▸ What the exercise asks
Omit every picture, and retype the lines that run from the beginning of the data below through the line containing "const ultimoPeriodo = 'jun-22';", inclusive.

▸ Collected material
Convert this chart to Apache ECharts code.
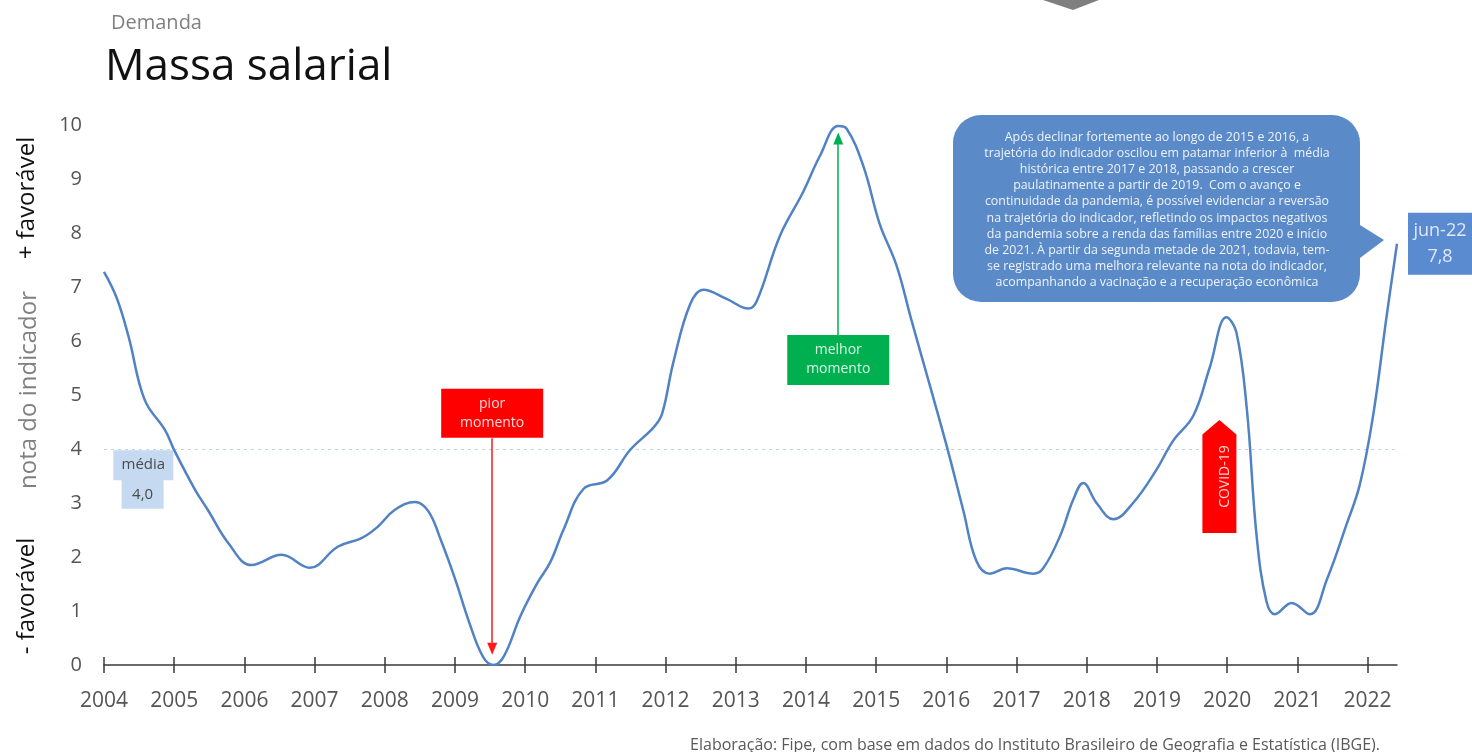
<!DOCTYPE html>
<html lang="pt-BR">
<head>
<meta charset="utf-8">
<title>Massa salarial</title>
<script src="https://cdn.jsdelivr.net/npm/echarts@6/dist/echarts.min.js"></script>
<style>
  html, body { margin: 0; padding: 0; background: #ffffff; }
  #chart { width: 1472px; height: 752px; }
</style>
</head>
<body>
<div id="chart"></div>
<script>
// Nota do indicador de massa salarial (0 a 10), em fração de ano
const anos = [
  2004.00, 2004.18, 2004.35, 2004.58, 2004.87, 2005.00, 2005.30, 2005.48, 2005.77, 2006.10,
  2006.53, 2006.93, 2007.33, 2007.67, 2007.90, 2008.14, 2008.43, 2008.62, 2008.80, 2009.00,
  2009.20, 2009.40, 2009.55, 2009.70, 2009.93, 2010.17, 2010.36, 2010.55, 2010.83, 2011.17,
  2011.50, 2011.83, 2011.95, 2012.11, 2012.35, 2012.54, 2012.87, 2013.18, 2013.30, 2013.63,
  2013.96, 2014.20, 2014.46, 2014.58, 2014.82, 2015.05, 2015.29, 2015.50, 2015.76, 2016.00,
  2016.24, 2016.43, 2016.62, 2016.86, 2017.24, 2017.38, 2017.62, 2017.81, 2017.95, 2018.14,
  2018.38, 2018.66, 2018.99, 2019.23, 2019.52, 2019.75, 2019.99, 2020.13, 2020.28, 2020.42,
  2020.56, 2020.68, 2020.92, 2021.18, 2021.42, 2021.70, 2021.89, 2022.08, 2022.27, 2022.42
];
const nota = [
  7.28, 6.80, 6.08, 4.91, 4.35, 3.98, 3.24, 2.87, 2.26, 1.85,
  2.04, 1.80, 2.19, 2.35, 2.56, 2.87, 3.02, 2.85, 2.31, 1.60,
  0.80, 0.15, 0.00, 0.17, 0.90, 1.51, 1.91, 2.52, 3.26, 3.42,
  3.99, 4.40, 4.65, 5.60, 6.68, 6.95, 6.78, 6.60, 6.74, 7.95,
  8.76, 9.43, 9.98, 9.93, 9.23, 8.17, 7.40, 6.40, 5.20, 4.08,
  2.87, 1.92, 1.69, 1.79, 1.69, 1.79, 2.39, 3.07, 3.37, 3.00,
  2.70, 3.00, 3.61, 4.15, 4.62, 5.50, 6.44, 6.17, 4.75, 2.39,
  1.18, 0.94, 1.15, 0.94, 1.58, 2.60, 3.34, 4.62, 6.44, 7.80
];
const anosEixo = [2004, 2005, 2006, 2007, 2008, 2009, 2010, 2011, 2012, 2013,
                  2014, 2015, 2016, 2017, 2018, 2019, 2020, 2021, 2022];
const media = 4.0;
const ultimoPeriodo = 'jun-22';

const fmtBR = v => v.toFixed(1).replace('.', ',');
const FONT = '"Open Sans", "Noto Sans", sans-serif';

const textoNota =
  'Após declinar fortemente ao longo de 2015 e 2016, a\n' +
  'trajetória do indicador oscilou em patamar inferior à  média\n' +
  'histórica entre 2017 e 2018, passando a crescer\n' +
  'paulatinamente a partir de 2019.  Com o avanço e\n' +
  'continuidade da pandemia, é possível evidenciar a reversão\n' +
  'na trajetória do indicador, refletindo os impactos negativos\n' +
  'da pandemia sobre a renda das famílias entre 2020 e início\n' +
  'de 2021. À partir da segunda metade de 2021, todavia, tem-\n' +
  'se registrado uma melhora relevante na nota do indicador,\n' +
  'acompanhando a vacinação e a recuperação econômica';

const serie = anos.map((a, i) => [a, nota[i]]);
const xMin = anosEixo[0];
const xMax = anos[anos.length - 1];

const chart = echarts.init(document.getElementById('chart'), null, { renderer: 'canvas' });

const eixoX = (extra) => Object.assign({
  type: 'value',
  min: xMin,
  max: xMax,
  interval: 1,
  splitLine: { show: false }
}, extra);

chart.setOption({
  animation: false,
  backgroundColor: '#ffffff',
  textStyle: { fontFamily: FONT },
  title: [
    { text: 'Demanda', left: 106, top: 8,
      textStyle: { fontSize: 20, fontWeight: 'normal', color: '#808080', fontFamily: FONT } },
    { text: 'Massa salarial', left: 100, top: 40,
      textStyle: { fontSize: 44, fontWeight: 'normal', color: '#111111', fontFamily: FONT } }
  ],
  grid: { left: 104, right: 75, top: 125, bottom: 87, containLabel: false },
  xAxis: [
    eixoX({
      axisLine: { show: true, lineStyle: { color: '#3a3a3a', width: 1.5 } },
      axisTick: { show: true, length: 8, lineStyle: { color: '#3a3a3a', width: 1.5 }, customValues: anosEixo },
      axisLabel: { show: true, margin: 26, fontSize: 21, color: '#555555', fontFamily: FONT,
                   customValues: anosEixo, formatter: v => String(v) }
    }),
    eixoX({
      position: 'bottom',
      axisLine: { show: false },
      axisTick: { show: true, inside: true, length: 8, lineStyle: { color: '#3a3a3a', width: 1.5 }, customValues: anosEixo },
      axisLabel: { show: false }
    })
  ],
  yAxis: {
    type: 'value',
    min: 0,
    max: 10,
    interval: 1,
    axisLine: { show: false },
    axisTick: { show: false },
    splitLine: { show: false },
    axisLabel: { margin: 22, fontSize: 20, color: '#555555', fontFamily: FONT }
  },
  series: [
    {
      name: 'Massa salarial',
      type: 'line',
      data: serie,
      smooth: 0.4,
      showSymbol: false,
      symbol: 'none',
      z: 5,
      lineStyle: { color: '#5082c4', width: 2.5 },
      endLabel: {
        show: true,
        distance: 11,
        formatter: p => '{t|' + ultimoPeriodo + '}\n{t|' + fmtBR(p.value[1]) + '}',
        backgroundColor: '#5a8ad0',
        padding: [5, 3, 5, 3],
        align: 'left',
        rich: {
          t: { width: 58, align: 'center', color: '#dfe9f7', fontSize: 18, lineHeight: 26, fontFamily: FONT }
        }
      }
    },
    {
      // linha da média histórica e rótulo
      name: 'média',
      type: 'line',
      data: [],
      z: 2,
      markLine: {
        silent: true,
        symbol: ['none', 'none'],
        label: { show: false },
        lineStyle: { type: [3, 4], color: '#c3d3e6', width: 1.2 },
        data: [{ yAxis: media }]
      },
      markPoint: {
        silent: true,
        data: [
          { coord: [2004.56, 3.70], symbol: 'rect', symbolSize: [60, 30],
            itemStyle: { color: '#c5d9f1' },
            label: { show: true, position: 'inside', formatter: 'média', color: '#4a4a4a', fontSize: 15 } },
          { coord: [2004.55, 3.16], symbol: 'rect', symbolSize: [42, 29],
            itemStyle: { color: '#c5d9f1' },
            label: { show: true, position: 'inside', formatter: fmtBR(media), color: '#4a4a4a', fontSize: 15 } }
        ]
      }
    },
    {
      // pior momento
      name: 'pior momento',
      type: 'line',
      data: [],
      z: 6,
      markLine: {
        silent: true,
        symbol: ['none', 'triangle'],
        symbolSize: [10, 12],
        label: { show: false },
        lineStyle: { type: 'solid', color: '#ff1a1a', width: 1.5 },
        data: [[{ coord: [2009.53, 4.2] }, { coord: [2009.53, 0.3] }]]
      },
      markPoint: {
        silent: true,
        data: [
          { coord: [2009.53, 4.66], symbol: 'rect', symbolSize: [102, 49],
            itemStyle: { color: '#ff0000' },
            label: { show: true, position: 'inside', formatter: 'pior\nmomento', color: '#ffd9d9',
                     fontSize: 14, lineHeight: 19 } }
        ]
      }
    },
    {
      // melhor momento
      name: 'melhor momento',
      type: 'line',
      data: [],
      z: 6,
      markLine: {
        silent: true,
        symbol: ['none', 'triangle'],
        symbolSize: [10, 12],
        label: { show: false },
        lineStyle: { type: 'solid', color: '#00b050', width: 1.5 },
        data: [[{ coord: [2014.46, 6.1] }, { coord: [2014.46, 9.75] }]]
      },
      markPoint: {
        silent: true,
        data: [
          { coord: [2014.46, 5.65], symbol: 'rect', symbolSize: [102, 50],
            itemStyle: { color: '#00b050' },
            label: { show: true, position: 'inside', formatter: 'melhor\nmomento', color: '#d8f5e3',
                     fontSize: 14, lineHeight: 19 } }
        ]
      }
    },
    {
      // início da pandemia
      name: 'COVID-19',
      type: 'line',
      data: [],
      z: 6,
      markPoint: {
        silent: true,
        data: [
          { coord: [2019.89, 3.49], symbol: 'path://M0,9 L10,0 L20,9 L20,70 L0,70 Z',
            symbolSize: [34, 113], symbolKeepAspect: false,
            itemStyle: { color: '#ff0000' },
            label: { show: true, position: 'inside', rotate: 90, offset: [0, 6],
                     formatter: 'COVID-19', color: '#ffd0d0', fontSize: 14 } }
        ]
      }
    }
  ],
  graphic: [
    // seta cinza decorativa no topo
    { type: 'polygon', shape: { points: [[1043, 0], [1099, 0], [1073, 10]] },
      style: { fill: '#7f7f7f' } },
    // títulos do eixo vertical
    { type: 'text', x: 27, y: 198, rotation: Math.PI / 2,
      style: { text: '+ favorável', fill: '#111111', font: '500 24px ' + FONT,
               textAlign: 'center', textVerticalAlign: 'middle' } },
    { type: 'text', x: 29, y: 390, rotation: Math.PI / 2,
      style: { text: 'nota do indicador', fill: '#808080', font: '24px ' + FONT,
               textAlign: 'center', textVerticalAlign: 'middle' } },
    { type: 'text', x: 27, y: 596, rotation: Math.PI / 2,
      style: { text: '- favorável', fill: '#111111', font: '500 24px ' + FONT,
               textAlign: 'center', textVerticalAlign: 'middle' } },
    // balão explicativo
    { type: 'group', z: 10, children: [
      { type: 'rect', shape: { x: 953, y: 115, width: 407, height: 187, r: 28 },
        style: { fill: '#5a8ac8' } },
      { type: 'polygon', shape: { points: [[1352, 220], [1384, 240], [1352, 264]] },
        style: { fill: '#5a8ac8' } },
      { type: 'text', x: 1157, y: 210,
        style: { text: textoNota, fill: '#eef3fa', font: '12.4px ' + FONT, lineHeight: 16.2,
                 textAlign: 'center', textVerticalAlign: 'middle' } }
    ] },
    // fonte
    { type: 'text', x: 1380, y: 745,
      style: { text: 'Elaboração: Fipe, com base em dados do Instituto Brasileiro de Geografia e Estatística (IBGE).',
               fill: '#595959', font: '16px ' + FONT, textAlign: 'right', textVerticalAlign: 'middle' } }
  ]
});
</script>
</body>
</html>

▸ Answer to this problem
Convert this chart to Apache ECharts code.
<!DOCTYPE html>
<html lang="pt-BR">
<head>
<meta charset="utf-8">
<title>Massa salarial</title>
<script src="https://cdn.jsdelivr.net/npm/echarts@6/dist/echarts.min.js"></script>
<style>
  html, body { margin: 0; padding: 0; background: #ffffff; }
  #chart { width: 1472px; height: 752px; }
</style>
</head>
<body>
<div id="chart"></div>
<script>
// Nota do indicador de massa salarial (0 a 10), em fração de ano
const anos = [
  2004.00, 2004.18, 2004.35, 2004.58, 2004.87, 2005.00, 2005.30, 2005.48, 2005.77, 2006.10,
  2006.53, 2006.93, 2007.33, 2007.67, 2007.90, 2008.14, 2008.43, 2008.62, 2008.80, 2009.00,
  2009.20, 2009.40, 2009.55, 2009.70, 2009.93, 2010.17, 2010.36, 2010.55, 2010.83, 2011.17,
  2011.50, 2011.83, 2011.95, 2012.11, 2012.35, 2012.54, 2012.87, 2013.18, 2013.30, 2013.63,
  2013.96, 2014.20, 2014.46, 2014.58, 2014.82, 2015.05, 2015.29, 2015.50, 2015.76, 2016.00,
  2016.24, 2016.43, 2016.62, 2016.86, 2017.24, 2017.38, 2017.62, 2017.81, 2017.95, 2018.14,
  2018.38, 2018.66, 2018.99, 2019.23, 2019.52, 2019.75, 2019.99, 2020.13, 2020.28, 2020.42,
  2020.56, 2020.68, 2020.92, 2021.18, 2021.42, 2021.70, 2021.89, 2022.08, 2022.27, 2022.42
];
const nota = [
  7.28, 6.80, 6.08, 4.91, 4.35, 3.98, 3.24, 2.87, 2.26, 1.85,
  2.04, 1.80, 2.19, 2.35, 2.56, 2.87, 3.02, 2.85, 2.31, 1.60,
  0.80, 0.15, 0.00, 0.17, 0.90, 1.51, 1.91, 2.52, 3.26, 3.42,
  3.99, 4.40, 4.65, 5.60, 6.68, 6.95, 6.78, 6.60, 6.74, 7.95,
  8.76, 9.43, 9.98, 9.93, 9.23, 8.17, 7.40, 6.40, 5.20, 4.08,
  2.87, 1.92, 1.69, 1.79, 1.69, 1.79, 2.39, 3.07, 3.37, 3.00,
  2.70, 3.00, 3.61, 4.15, 4.62, 5.50, 6.44, 6.17, 4.75, 2.39,
  1.18, 0.94, 1.15, 0.94, 1.58, 2.60, 3.34, 4.62, 6.44, 7.80
];
const anosEixo = [2004, 2005, 2006, 2007, 2008, 2009, 2010, 2011, 2012, 2013,
                  2014, 2015, 2016, 2017, 2018, 2019, 2020, 2021, 2022];
const media = 4.0;
const ultimoPeriodo = 'jun-22';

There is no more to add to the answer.